It turns out that they take a lot of room, and it's best to just grow them in a big pot or a tub like this. Some folks grow them in black bags, which is weird, and I don't completely understand the logistics of it, but whatever. Others swear that if you plant them in an old car tire, a few plants will fill up the tire by the end of the season and the taters will just come pouring out. I hope that the pot I'm using works like that. Obviously, as root vegetables, these things really want to root down, so you'll need to plant them in something deep to let the system flourish. Also, again as root vegetables, they dislike acidic soil, so make sure that the soil you buy has a low pH, like 5.0-5.2, whatever that means. Potatoes will get all scabby and gross if you plant them in soil that's too acidic, they'll look like Gary Busey after he crashed his motorcycle and that's just too frightening to imagine, just say no to scabs.
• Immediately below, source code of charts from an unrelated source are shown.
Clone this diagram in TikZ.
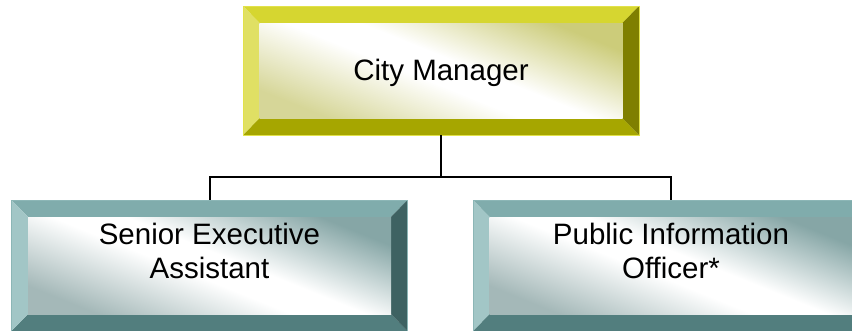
\documentclass[tikz,border=0pt]{standalone}
\usepackage{fontspec}
\setmainfont{Liberation Sans}
\usetikzlibrary{calc}
\definecolor{yT}{HTML}{D6D630}
\definecolor{yL}{HTML}{E0E064}
\definecolor{yR}{HTML}{7F7F00}
\definecolor{yB}{HTML}{A6A600}
\definecolor{yI}{HTML}{CCCC7A}
\definecolor{yJ}{HTML}{D6D698}
\definecolor{yE}{HTML}{E2E24A}
\definecolor{tT}{HTML}{80ACAC}
\definecolor{tL}{HTML}{A2C6C6}
\definecolor{tR}{HTML}{3E6262}
\definecolor{tB}{HTML}{527E7E}
\definecolor{tI}{HTML}{86A6A6}
\definecolor{tJ}{HTML}{A4B8B8}
\definecolor{tE}{HTML}{8CB6B6}
\pgfdeclareverticalshading{yshade}{100bp}{color(0bp)=(yJ); color(25bp)=(yJ); color(46bp)=(white); color(54bp)=(white); color(75bp)=(yI); color(100bp)=(yI)}
\pgfdeclareverticalshading{tshade}{100bp}{color(0bp)=(tJ); color(25bp)=(tJ); color(46bp)=(white); color(54bp)=(white); color(75bp)=(tI); color(100bp)=(tI)}
\newcommand\bevelbox[3]{%
  \fill[#2T] (#1.north west) -- (#1.north east) -- ($(#1.north east)+(-16.5,17)$) -- ($(#1.north west)+(16.5,17)$) -- cycle;
  \fill[#2B] (#1.south west) -- (#1.south east) -- ($(#1.south east)+(-16.5,-17)$) -- ($(#1.south west)+(16.5,-17)$) -- cycle;
  \fill[#2L] (#1.north west) -- ($(#1.north west)+(16.5,17)$) -- ($(#1.south west)+(16.5,-17)$) -- (#1.south west) -- cycle;
  \fill[#2R] (#1.north east) -- ($(#1.north east)+(-16.5,17)$) -- ($(#1.south east)+(-16.5,-17)$) -- (#1.south east) -- cycle;
  \shade[shading=#2shade, shading angle=#3] ($(#1.north west)+(16.5,17)$) rectangle ($(#1.south east)+(-16.5,-17)$);
  \draw[#2E, line width=0.8pt] (#1.north west) rectangle (#1.south east);
}
\tikzset{
  outerbox/.style={minimum width=396pt, minimum height=129pt, inner sep=0pt, outer sep=0pt},
  label/.style={font=\fontsize{29.5}{34}\selectfont, align=center, inner sep=0pt},
  conn/.style={line width=2pt, black}
}
\begin{document}
\begin{tikzpicture}[x=1pt, y=-1pt]
\useasboundingbox (0,0) rectangle (852,330);
\node[outerbox] (cm) at (441,70.5) {};
\node[outerbox, minimum height=131pt] (sea) at (209.5,265.5) {};
\node[outerbox, minimum height=131pt] (pio) at (671,265.5) {};
\bevelbox{cm}{y}{-22}
\bevelbox{sea}{t}{-22}
\bevelbox{pio}{t}{-22}
\node[label] (cmT) at (441,73) {City Manager};
\node[label] (seaT) at (209.5,251) {Senior Executive\\Assistant};
\node[label] (pioT) at (671,251) {Public Information\\Officer*};
\coordinate (jn) at (441,177);
\draw[conn] (cm.south) -- (jn);
\draw[conn] (jn) -| (sea.north);
\draw[conn] (jn) -| (pio.north);
\end{tikzpicture}
\end{document}
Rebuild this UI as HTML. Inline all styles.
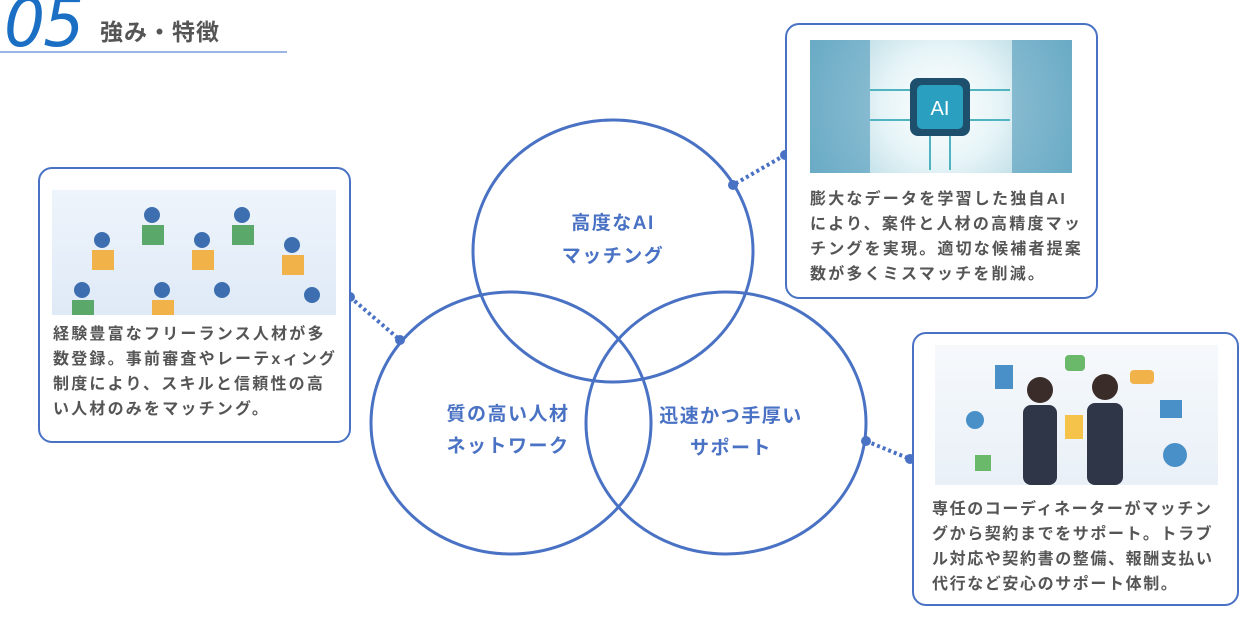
<!DOCTYPE html>
<html><head><meta charset="utf-8"><style>
body{margin:0;width:1250px;height:623px;background:#fff;position:relative;overflow:hidden;font-family:"Liberation Sans","Noto Sans CJK JP",sans-serif}
.box{position:absolute;border:2px solid #4a72c4;border-radius:14px;background:#fff;box-sizing:border-box}
.img{position:absolute}
.txt{position:absolute;font-size:16px;font-weight:bold;color:#555;line-height:25px;letter-spacing:2.2px;white-space:nowrap}
</style></head><body>
<div style="position:absolute;left:4px;top:-16px;font-size:68px;font-style:italic;color:#1a6fc4;font-family:'DejaVu Sans',sans-serif;font-weight:200;letter-spacing:-2px;transform:scaleX(0.95);transform-origin:left">05</div>
<div style="position:absolute;left:100px;top:13px;font-size:23px;font-weight:bold;color:#555;letter-spacing:1px">強み・特徴</div>
<div style="position:absolute;left:0;top:51px;width:287px;height:2px;background:#9bb5e6"></div>

<svg width="1250" height="623" style="position:absolute;left:0;top:0">
<g fill="none" stroke="#4a72c4" stroke-width="3">
<ellipse cx="613" cy="251" rx="140" ry="131"/>
<ellipse cx="511" cy="423" rx="140" ry="131"/>
<ellipse cx="726" cy="423" rx="140" ry="131"/>
</g>
<g stroke="#4a72c4" stroke-width="4" stroke-dasharray="3 3">
<line x1="350" y1="297" x2="400" y2="340"/>
<line x1="785" y1="155" x2="733" y2="185"/>
<line x1="866" y1="441" x2="910" y2="459"/>
</g>
<g fill="#4a72c4">
<circle cx="400" cy="340" r="5"/><circle cx="733" cy="185" r="5"/><circle cx="866" cy="441" r="5"/>
<circle cx="350" cy="297" r="5"/><circle cx="785" cy="155" r="5"/><circle cx="910" cy="459" r="5"/>
</g>
<g fill="#4a72c4" font-weight="bold" font-size="19" text-anchor="middle" font-family="Liberation Sans, Noto Sans CJK JP, sans-serif" letter-spacing="1.5">
<text x="613" y="229">高度なAI</text><text x="613" y="262">マッチング</text>
<text x="508" y="420">質の高い人材</text><text x="508" y="452">ネットワーク</text>
<text x="731" y="422">迅速かつ手厚い</text><text x="731" y="454">サポート</text>
</g>
</svg>

<div class="box" style="left:38px;top:167px;width:313px;height:276px"></div>
<div class="img" style="left:52px;top:190px;width:284px;height:125px;background:linear-gradient(180deg,#eef4fb,#dfeaf7)">
<svg width="284" height="125"><g fill="#3d6fb0"><circle cx="50" cy="50" r="8"/><circle cx="100" cy="25" r="8"/><circle cx="150" cy="50" r="8"/><circle cx="190" cy="25" r="8"/><circle cx="240" cy="55" r="8"/><circle cx="30" cy="100" r="8"/><circle cx="110" cy="100" r="8"/><circle cx="170" cy="100" r="8"/><circle cx="260" cy="105" r="8"/></g><g fill="#f2b24a"><rect x="40" y="60" width="22" height="20"/><rect x="140" y="60" width="22" height="20"/><rect x="230" y="65" width="22" height="20"/><rect x="100" y="110" width="22" height="15"/></g><g fill="#5aa86a"><rect x="90" y="35" width="22" height="20"/><rect x="180" y="35" width="22" height="20"/><rect x="20" y="110" width="22" height="15"/></g></svg></div>
<div class="txt" style="left:53px;top:322px">経験豊富なフリーランス人材が多<br>数登録。事前審査やレーテxィング<br>制度により、スキルと信頼性の高<br>い人材のみをマッチング。</div>

<div class="box" style="left:785px;top:23px;width:313px;height:276px"></div>
<div class="img" style="left:810px;top:40px;width:262px;height:133px;background:radial-gradient(circle at 50% 50%,#fff 0,#e6f4f7 40%,#9ccbd8 100%)">
<svg width="262" height="133"><rect x="0" y="0" width="60" height="133" fill="#3f8fb5" opacity=".55"/><rect x="202" y="0" width="60" height="133" fill="#3f8fb5" opacity=".55"/><g stroke="#4fb4c0" stroke-width="2"><line x1="60" y1="50" x2="100" y2="50"/><line x1="60" y1="80" x2="100" y2="80"/><line x1="160" y1="50" x2="200" y2="50"/><line x1="160" y1="80" x2="200" y2="80"/><line x1="120" y1="95" x2="120" y2="130"/><line x1="140" y1="95" x2="140" y2="130"/></g><rect x="100" y="38" width="60" height="58" rx="8" fill="#1e4f6d"/><rect x="107" y="45" width="46" height="44" rx="5" fill="#2b9fc0"/><text x="130" y="75" fill="#fff" font-size="20" text-anchor="middle" font-family="Liberation Sans">AI</text></svg></div>
<div class="txt" style="left:810px;top:187px">膨大なデータを学習した独自AI<br>により、案件と人材の高精度マッ<br>チングを実現。適切な候補者提案<br>数が多くミスマッチを削減。</div>

<div class="box" style="left:912px;top:332px;width:327px;height:274px"></div>
<div class="img" style="left:935px;top:345px;width:283px;height:140px;background:linear-gradient(180deg,#f6f9fc,#e9f0f7)">
<svg width="283" height="140"><g fill="#2f3648"><rect x="88" y="60" width="34" height="80" rx="8"/><rect x="152" y="58" width="36" height="82" rx="8"/></g><circle cx="105" cy="45" r="13" fill="#3a2c28"/><circle cx="170" cy="42" r="13" fill="#3a2c28"/><rect x="130" y="70" width="18" height="24" fill="#f5c24a"/><g fill="#4a90c8"><circle cx="40" cy="75" r="9"/><circle cx="240" cy="110" r="12"/><rect x="225" y="55" width="22" height="18"/><rect x="60" y="20" width="18" height="24"/></g><g fill="#f2b24a"><rect x="195" y="25" width="24" height="14" rx="4"/></g><g fill="#6ab86a"><rect x="130" y="10" width="20" height="16" rx="4"/><rect x="40" y="110" width="16" height="16"/></g></svg></div>
<div class="txt" style="left:932px;top:497px;letter-spacing:1.6px">専任のコーディネーターがマッチン<br>グから契約までをサポート。トラブ<br>ル対応や契約書の整備、報酬支払い<br>代行など安心のサポート体制。</div>
</body></html>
A lot of people say that you need to cut up the seed potatoes before planting, cut them in such a way that you get an eye or two on every segment before planting, that's what's going to sprout and spawn the spuds. I didn't cut mine up though, and I'm sure it will be fine, they look like they're doing well, they're only supposed to grow a couple of feet and mine are at about 3 feet at the time that I write this. But definitely, cut them up before planting, you'll probably get more and be in fries for years. You could even open up your own business: Loser Gardener's Pathetic Fry Stand, Everyone Come and Laugh. I would pay to see you dance for nickels.
Anyways, if you do decide to grow them, you're going to want to make sure that you don't overwater or underwater, apparently doing either of these causes the potatoes to look weird or taste weird and potatoes are sweet to look at, especially if you've grown them yourself. I water them whenever the soil looks dry, or I just stick my finger in there, about a couple inches down and check. If it's dry, soak them.
As they grow, the taters are going to want to come up out of the ground, so you may need to mound them (by which I mean just pack the soil in a mound over them) or simply just add soil periodically, because once they get exposed to sun, they turn green, you try to eat them, you die. Just kidding, but it will make you sick I guess. Green potatoes are poison potatoes, and every potato brings you closer to the poison potato. You don't want that. Again, I'm speaking to box gardeners or planter gardeners, you row gardeners can bite my ass and eat a poisoned potato. Yes, you're a dying breed, rummy, and we're coming to get you. The plants will eventually blossom, they're supposed to be a light blue or purple, they aren't that pretty from what I've been told, and you'll know to harvest when the flowers wilt and die. There's an old wive's tale that states that you'll get a potato for every bloom, so take that for what it's worth.
Once we get closer to harvesting, I'll write more about how to dig them up. You're supposed to be gentle, like a gay man at a whore house, so the potatoes don't get all scuffed up and cut, then you put them in a sack or something. Anyways, like I said, I'll write more when it comes closer to the harvest. Have fun and enjoy your green potatoes!